I remember a bitterly cold winter afternoon in Philadelphia during the U.S. Pro Indoor of 1974. Ashe would lose the final to Laver the next day, but as he arrived for his semifinal at The Spectrum, I was walking into the building with Bud Collins. Ashe noticed that Collins was wearing socks, which was not a frequent occurrence with Bud. Ashe turned to Collins and said, “Bud, what’s happening here? Why are you wearing socks?” Collins did not skip a beat, replying, “Arthur, I’ve told you before: sock season starts on October 15 and lasts until February or March.” Ashe shook his head, amused by Collins, enjoying the light moment a short while before going out on court to defeat Tony Roche in the penultimate round.Another Ashe moment that brought a smile to my face was at Wimbledon in 1979, his last appearance as a player at the shrine of the sport. I was walking through the locker room on the first day of the tournament with John Barrett of the BBC, and ran into Arthur as he was getting ready for his match. “Hey Steve,” he said. “I met your father recently.” I asked him where they had crossed paths, and he responded, “I can’t tell you exactly where it was, but I know it was your father.” We both laughed heartily.
My two most enduring memories of Arthur Ashe were of rides we shared both to and from New York City. The first was when he gave me a lift home one night from The Masters at Madison Square Garden in late 1986 to Westchester County where we both lived at the time, and the second was a chance meeting on a train ride from Westchester into New York a year or two later.

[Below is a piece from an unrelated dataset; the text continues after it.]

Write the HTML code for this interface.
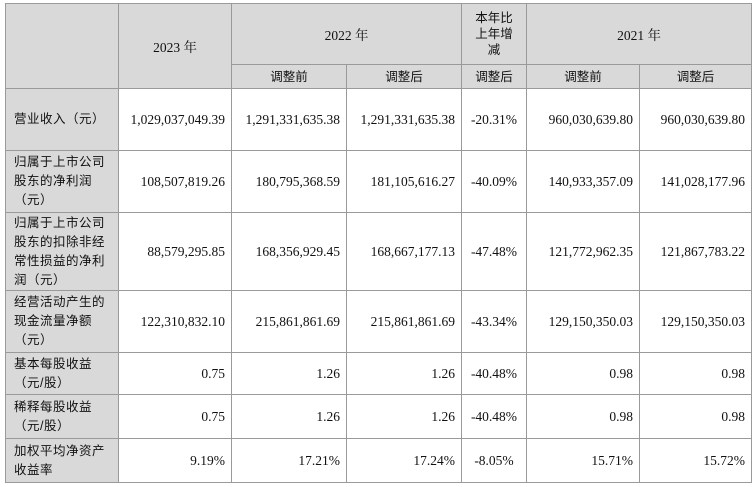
<!DOCTYPE html>
<html><head><meta charset="utf-8"><style>
body{margin:0;width:755px;height:487px;background:#fff;overflow:hidden}
table{position:absolute;left:5px;top:3px;border-collapse:collapse;table-layout:fixed;font-family:"Liberation Serif","Noto Serif CJK SC",serif;font-size:13.5px;color:#111}
td{border:1px solid #9a9a9a;padding:0 6px;text-align:right;white-space:nowrap}
.h{background:#d9d9d9;text-align:center}
.l{background:#d9d9d9;text-align:left;font-family:"Liberation Sans","Noto Sans CJK SC",sans-serif;font-size:12.5px;line-height:19px;white-space:nowrap;padding:0 4px 0 8px;letter-spacing:0.5px}
.c{text-align:center}
.hs{font-family:"Liberation Sans","Noto Sans CJK SC",sans-serif;font-size:12.5px;line-height:16px}
</style></head><body>
<table>
<colgroup><col style="width:113px"><col style="width:113px"><col style="width:115px"><col style="width:115px"><col style="width:65px"><col style="width:113px"><col style="width:112px"></colgroup>
<tr style="height:61px">
<td class="h" rowspan="2"></td>
<td class="h" rowspan="2">2023 年</td>
<td class="h" colspan="2">2022 年</td>
<td class="h hs">本年比<br>上年增<br>减</td>
<td class="h" colspan="2">2021 年</td>
</tr>
<tr style="height:24px">
<td class="h hs">调整前</td>
<td class="h hs">调整后</td>
<td class="h hs">调整后</td>
<td class="h hs">调整前</td>
<td class="h hs">调整后</td>
</tr>
<tr style="height:62px"><td class="l">营业收入（元）</td><td>1,029,037,049.39</td><td>1,291,331,635.38</td><td>1,291,331,635.38</td><td class="c">-20.31%</td><td>960,030,639.80</td><td>960,030,639.80</td></tr>
<tr style="height:62px"><td class="l">归属于上市公司<br>股东的净利润<br>（元）</td><td>108,507,819.26</td><td>180,795,368.59</td><td>181,105,616.27</td><td class="c">-40.09%</td><td>140,933,357.09</td><td>141,028,177.96</td></tr>
<tr style="height:78px"><td class="l">归属于上市公司<br>股东的扣除非经<br>常性损益的净利<br>润（元）</td><td>88,579,295.85</td><td>168,356,929.45</td><td>168,667,177.13</td><td class="c">-47.48%</td><td>121,772,962.35</td><td>121,867,783.22</td></tr>
<tr style="height:62px"><td class="l">经营活动产生的<br>现金流量净额<br>（元）</td><td>122,310,832.10</td><td>215,861,861.69</td><td>215,861,861.69</td><td class="c">-43.34%</td><td>129,150,350.03</td><td>129,150,350.03</td></tr>
<tr style="height:42px"><td class="l">基本每股收益<br>（元/股）</td><td>0.75</td><td>1.26</td><td>1.26</td><td class="c">-40.48%</td><td>0.98</td><td>0.98</td></tr>
<tr style="height:44px"><td class="l">稀释每股收益<br>（元/股）</td><td>0.75</td><td>1.26</td><td>1.26</td><td class="c">-40.48%</td><td>0.98</td><td>0.98</td></tr>
<tr style="height:44px"><td class="l">加权平均净资产<br>收益率</td><td>9.19%</td><td>17.21%</td><td>17.24%</td><td class="c">-8.05%</td><td>15.71%</td><td>15.72%</td></tr>
</table>
</body></html>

We covered a wide range of topics on those trips, from politics to sports to just about everything that was going on in the world. During those visits, there was never a dull minute. Ashe was an outstanding conversationalist, a deep thinker with a multi-faceted mind, as interested in what you had to say as anything he wanted to convey.
Tomorrow evening in New York, I will be attending a 20th Anniversary Commemoration honoring Ashe, hosted by his lovely widow, Jeanne Moutoussamy-Ashe. I look forward to the occasion. He was one of the few great players who transcended tennis. He was fundamentally larger than the game he played, taller in stature than just about anyone else in the sporting universe, quick-witted, erudite, ever thoughtful. In many ways, he resembled the current occupant of the White House, President Barack Obama. Like Obama, Ashe conducted himself with an almost professorial elegance and an unwavering dignity and grace. He never spoke without being deliberate, seldom acted rashly, always carried himself with class and character. To say the least, I miss Arthur Ashe very much.